DATA BLOCK -

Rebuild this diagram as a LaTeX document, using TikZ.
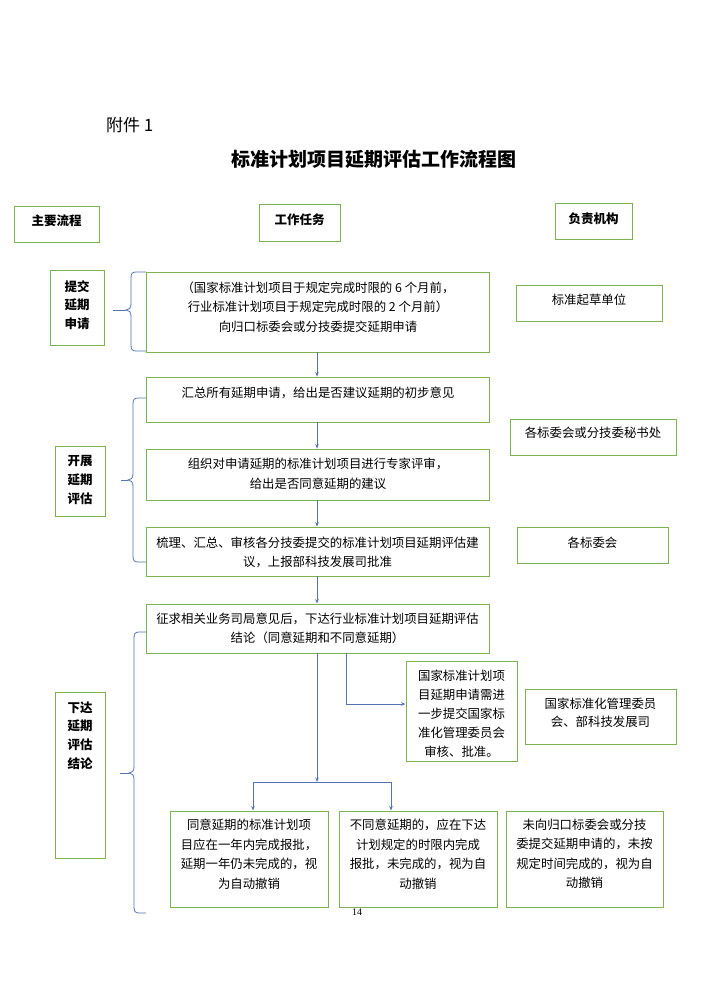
\documentclass[tikz,border=0pt]{standalone}
\usepackage{fontspec}
\setmainfont{Noto Sans CJK SC}
\newfontfamily\numfont{Liberation Serif}
\usetikzlibrary{arrows.meta}
\definecolor{gr}{RGB}{125,178,80}
\definecolor{bl}{RGB}{82,116,178}
\newcommand{\brc}[6]{%
  \draw[ln] (#1,#3) -- ({#2+5},#3) .. controls ({#2+1},#3) and (#2,{#3+2}) .. (#2,{#3+6})
    -- (#2,{#4-6}) .. controls (#2,{#4-2}) and ({#2-2},#4) .. ({#2-5},#4)
    .. controls ({#2-2},#4) and (#2,{#4+2}) .. (#2,{#4+6})
    -- (#2,{#5-6}) .. controls (#2,{#5-2}) and ({#2+1},#5) .. ({#2+5},#5) -- (#1,#5);
  \draw[ln] (#6,#4) -- ({#2-5},#4);}
\begin{document}
\begin{tikzpicture}[x=1pt,y=-1pt,
  box/.style={draw=gr,line width=0.95pt,inner sep=0pt},
  txt/.style={align=center,font=\fontsize{12.4}{19.5}\selectfont,inner sep=0pt},
  hd/.style={align=center,font=\bfseries\fontsize{12.5}{18.8}\selectfont,inner sep=0pt},
  ln/.style={draw=bl,line width=0.8pt},
  arr/.style={ln,-{Stealth[length=4.5pt,width=3.5pt]}},
]
\path[fill=white] (0,0) rectangle (713,991);
\useasboundingbox (0,0) rectangle (713,991);

% title
\node[anchor=west,inner sep=0pt,font=\fontsize{17}{17}\selectfont] (F) at (106,125) {附件 1};
\node[inner sep=0pt,font=\bfseries\fontsize{19}{19}\selectfont] (T) at (374,159) {标准计划项目延期评估工作流程图};

% header boxes
\node[box,minimum width=85,minimum height=36] (H1) at (56.5,224) {};
\node[box,minimum width=81,minimum height=37] (H2) at (299.5,222.5) {};
\node[box,minimum width=77,minimum height=36] (H3) at (593.5,221) {};
\node[hd] (H1t) at (56.5,221) {主要流程};
\node[hd] (H2t) at (299.5,220) {工作任务};
\node[hd] (H3t) at (593.5,219) {负责机构};

% left stage boxes
\node[box,minimum width=54,minimum height=75] (L1) at (77,307.5) {};
\node[box,minimum width=50,minimum height=70] (L2) at (80,481) {};
\node[box,minimum width=50,minimum height=166] (L3) at (80,775) {};
\node[hd] (L1t) at (77,305) {提交\\延期\\申请};
\node[hd] (L2t) at (80,480) {开展\\延期\\评估};
\node[hd] (L3t) at (80,735.5) {下达\\延期\\评估\\结论};

% work boxes
\node[box,minimum width=343,minimum height=80] (B1) at (317.5,312) {};
\node[box,minimum width=343,minimum height=45] (B2) at (317.5,399.5) {};
\node[box,minimum width=343,minimum height=51] (B3) at (317.5,474.5) {};
\node[box,minimum width=343,minimum height=49] (B4) at (317.5,551.5) {};
\node[box,minimum width=343,minimum height=49] (B5) at (317.5,628.5) {};
\node[txt] (B1t) at (318,307) {（国家标准计划项目于规定完成时限的 6 个月前，\\行业标准计划项目于规定完成时限的 2 个月前）\\向归口标委会或分技委提交延期申请};
\node[txt] (B2t) at (318,393) {汇总所有延期申请，给出是否建议延期的初步意见};
\node[txt] (B3t) at (318,474) {组织对申请延期的标准计划项目进行专家评审，\\给出是否同意延期的建议};
\node[txt] (B4t) at (317.5,552.5) {梳理、汇总、审核各分技委提交的标准计划项目延期评估建\\议，上报部科技发展司批准};
\node[txt] (B5t) at (317.5,628.5) {征求相关业务司局意见后，下达行业标准计划项目延期评估\\结论（同意延期和不同意延期）};

% responsible boxes
\node[box,minimum width=146,minimum height=36] (R1) at (589,303) {};
\node[box,minimum width=166,minimum height=36] (R2) at (593,437) {};
\node[box,minimum width=151,minimum height=36] (R3) at (592.5,545) {};
\node[box,minimum width=151,minimum height=55] (R4) at (600.5,716.5) {};
\node[txt] (R1t) at (589,300) {标准起草单位};
\node[txt] (R2t) at (593,433) {各标委会或分技委秘书处};
\node[txt] (R3t) at (592.5,543) {各标委会};
\node[txt,font=\fontsize{12.4}{18}\selectfont] (R4t) at (600.5,713) {国家标准化管理委员\\会、部科技发展司};

% national box
\node[box,minimum width=111,minimum height=100] (N1) at (461.5,711) {};
\node[txt,font=\fontsize{12.4}{19}\selectfont] (N1t) at (461.5,714) {国家标准计划项\\目延期申请需进\\一步提交国家标\\准化管理委员会\\审核、批准。};

% bottom boxes
\node[box,minimum width=158,minimum height=96] (BA) at (249,859) {};
\node[box,minimum width=158,minimum height=96] (BB) at (418,859) {};
\node[box,minimum width=157,minimum height=96] (BC) at (584.5,859) {};
\node[txt] (BAt) at (249,854) {同意延期的标准计划项\\目应在一年内完成报批，\\延期一年仍未完成的，视\\为自动撤销};
\node[txt] (BBt) at (418,854) {不同意延期的，应在下达\\计划规定的时限内完成\\报批，未完成的，视为自\\动撤销};
\node[txt] (BCt) at (584.5,854) {未向归口标委会或分技\\委提交延期申请的，未按\\规定时间完成的，视为自\\动撤销};

% page number
\node[inner sep=0pt,font=\numfont\fontsize{10}{10}\selectfont] (P) at (357,912) {14};

% braces
\brc{146}{131}{272}{310}{351}{113}
\brc{146}{133}{398}{480}{562}{121}
\brc{146}{134}{632}{773}{913}{120}

% connectors
\draw[arr] ([xshift=-0.5pt]B1.south) -- ([xshift=-0.5pt]B2.north);
\draw[arr] ([xshift=-0.5pt]B2.south) -- ([xshift=-0.5pt]B3.north);
\draw[arr] ([xshift=-0.5pt]B3.south) -- ([xshift=-0.5pt]B4.north);
\draw[arr] ([xshift=-0.5pt]B4.south) -- ([xshift=-0.5pt]B5.north);
\coordinate (J) at (317,782);
\coordinate (JL) at (253,782);
\coordinate (JR) at (391,782);
\draw[arr] ([xshift=-0.5pt]B5.south) -- (J);
\draw[ln] (JL) -- (JR);
\draw[arr] (JL) -- (JL |- BA.north);
\draw[arr] (JR) -- (JR |- BB.north);
\draw[arr] ([xshift=28.5pt]B5.south) |- ([yshift=7pt]N1.west);
\end{tikzpicture}
\end{document}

GOAL - Leave out the pictures and retype every line above exactly.

EXERCISE RESPONSE -
Rebuild this diagram as a LaTeX document, using TikZ.
\documentclass[tikz,border=0pt]{standalone}
\usepackage{fontspec}
\setmainfont{Noto Sans CJK SC}
\newfontfamily\numfont{Liberation Serif}
\usetikzlibrary{arrows.meta}
\definecolor{gr}{RGB}{125,178,80}
\definecolor{bl}{RGB}{82,116,178}
\newcommand{\brc}[6]{%
  \draw[ln] (#1,#3) -- ({#2+5},#3) .. controls ({#2+1},#3) and (#2,{#3+2}) .. (#2,{#3+6})
    -- (#2,{#4-6}) .. controls (#2,{#4-2}) and ({#2-2},#4) .. ({#2-5},#4)
    .. controls ({#2-2},#4) and (#2,{#4+2}) .. (#2,{#4+6})
    -- (#2,{#5-6}) .. controls (#2,{#5-2}) and ({#2+1},#5) .. ({#2+5},#5) -- (#1,#5);
  \draw[ln] (#6,#4) -- ({#2-5},#4);}
\begin{document}
\begin{tikzpicture}[x=1pt,y=-1pt,
  box/.style={draw=gr,line width=0.95pt,inner sep=0pt},
  txt/.style={align=center,font=\fontsize{12.4}{19.5}\selectfont,inner sep=0pt},
  hd/.style={align=center,font=\bfseries\fontsize{12.5}{18.8}\selectfont,inner sep=0pt},
  ln/.style={draw=bl,line width=0.8pt},
  arr/.style={ln,-{Stealth[length=4.5pt,width=3.5pt]}},
]
\path[fill=white] (0,0) rectangle (713,991);
\useasboundingbox (0,0) rectangle (713,991);

% title
\node[anchor=west,inner sep=0pt,font=\fontsize{17}{17}\selectfont] (F) at (106,125) {附件 1};
\node[inner sep=0pt,font=\bfseries\fontsize{19}{19}\selectfont] (T) at (374,159) {标准计划项目延期评估工作流程图};

% header boxes
\node[box,minimum width=85,minimum height=36] (H1) at (56.5,224) {};
\node[box,minimum width=81,minimum height=37] (H2) at (299.5,222.5) {};
\node[box,minimum width=77,minimum height=36] (H3) at (593.5,221) {};
\node[hd] (H1t) at (56.5,221) {主要流程};
\node[hd] (H2t) at (299.5,220) {工作任务};
\node[hd] (H3t) at (593.5,219) {负责机构};

% left stage boxes
\node[box,minimum width=54,minimum height=75] (L1) at (77,307.5) {};
\node[box,minimum width=50,minimum height=70] (L2) at (80,481) {};
\node[box,minimum width=50,minimum height=166] (L3) at (80,775) {};
\node[hd] (L1t) at (77,305) {提交\\延期\\申请};
\node[hd] (L2t) at (80,480) {开展\\延期\\评估};
\node[hd] (L3t) at (80,735.5) {下达\\延期\\评估\\结论};

% work boxes
\node[box,minimum width=343,minimum height=80] (B1) at (317.5,312) {};
\node[box,minimum width=343,minimum height=45] (B2) at (317.5,399.5) {};
\node[box,minimum width=343,minimum height=51] (B3) at (317.5,474.5) {};
\node[box,minimum width=343,minimum height=49] (B4) at (317.5,551.5) {};
\node[box,minimum width=343,minimum height=49] (B5) at (317.5,628.5) {};
\node[txt] (B1t) at (318,307) {（国家标准计划项目于规定完成时限的 6 个月前，\\行业标准计划项目于规定完成时限的 2 个月前）\\向归口标委会或分技委提交延期申请};
\node[txt] (B2t) at (318,393) {汇总所有延期申请，给出是否建议延期的初步意见};
\node[txt] (B3t) at (318,474) {组织对申请延期的标准计划项目进行专家评审，\\给出是否同意延期的建议};
\node[txt] (B4t) at (317.5,552.5) {梳理、汇总、审核各分技委提交的标准计划项目延期评估建\\议，上报部科技发展司批准};
\node[txt] (B5t) at (317.5,628.5) {征求相关业务司局意见后，下达行业标准计划项目延期评估\\结论（同意延期和不同意延期）};

% responsible boxes
\node[box,minimum width=146,minimum height=36] (R1) at (589,303) {};
\node[box,minimum width=166,minimum height=36] (R2) at (593,437) {};
\node[box,minimum width=151,minimum height=36] (R3) at (592.5,545) {};
\node[box,minimum width=151,minimum height=55] (R4) at (600.5,716.5) {};
\node[txt] (R1t) at (589,300) {标准起草单位};
\node[txt] (R2t) at (593,433) {各标委会或分技委秘书处};
\node[txt] (R3t) at (592.5,543) {各标委会};
\node[txt,font=\fontsize{12.4}{18}\selectfont] (R4t) at (600.5,713) {国家标准化管理委员\\会、部科技发展司};

% national box
\node[box,minimum width=111,minimum height=100] (N1) at (461.5,711) {};
\node[txt,font=\fontsize{12.4}{19}\selectfont] (N1t) at (461.5,714) {国家标准计划项\\目延期申请需进\\一步提交国家标\\准化管理委员会\\审核、批准。};

% bottom boxes
\node[box,minimum width=158,minimum height=96] (BA) at (249,859) {};
\node[box,minimum width=158,minimum height=96] (BB) at (418,859) {};
\node[box,minimum width=157,minimum height=96] (BC) at (584.5,859) {};
\node[txt] (BAt) at (249,854) {同意延期的标准计划项\\目应在一年内完成报批，\\延期一年仍未完成的，视\\为自动撤销};
\node[txt] (BBt) at (418,854) {不同意延期的，应在下达\\计划规定的时限内完成\\报批，未完成的，视为自\\动撤销};
\node[txt] (BCt) at (584.5,854) {未向归口标委会或分技\\委提交延期申请的，未按\\规定时间完成的，视为自\\动撤销};

% page number
\node[inner sep=0pt,font=\numfont\fontsize{10}{10}\selectfont] (P) at (357,912) {14};

% braces
\brc{146}{131}{272}{310}{351}{113}
\brc{146}{133}{398}{480}{562}{121}
\brc{146}{134}{632}{773}{913}{120}

% connectors
\draw[arr] ([xshift=-0.5pt]B1.south) -- ([xshift=-0.5pt]B2.north);
\draw[arr] ([xshift=-0.5pt]B2.south) -- ([xshift=-0.5pt]B3.north);
\draw[arr] ([xshift=-0.5pt]B3.south) -- ([xshift=-0.5pt]B4.north);
\draw[arr] ([xshift=-0.5pt]B4.south) -- ([xshift=-0.5pt]B5.north);
\coordinate (J) at (317,782);
\coordinate (JL) at (253,782);
\coordinate (JR) at (391,782);
\draw[arr] ([xshift=-0.5pt]B5.south) -- (J);
\draw[ln] (JL) -- (JR);
\draw[arr] (JL) -- (JL |- BA.north);
\draw[arr] (JR) -- (JR |- BB.north);
\draw[arr] ([xshift=28.5pt]B5.south) |- ([yshift=7pt]N1.west);
\end{tikzpicture}
\end{document}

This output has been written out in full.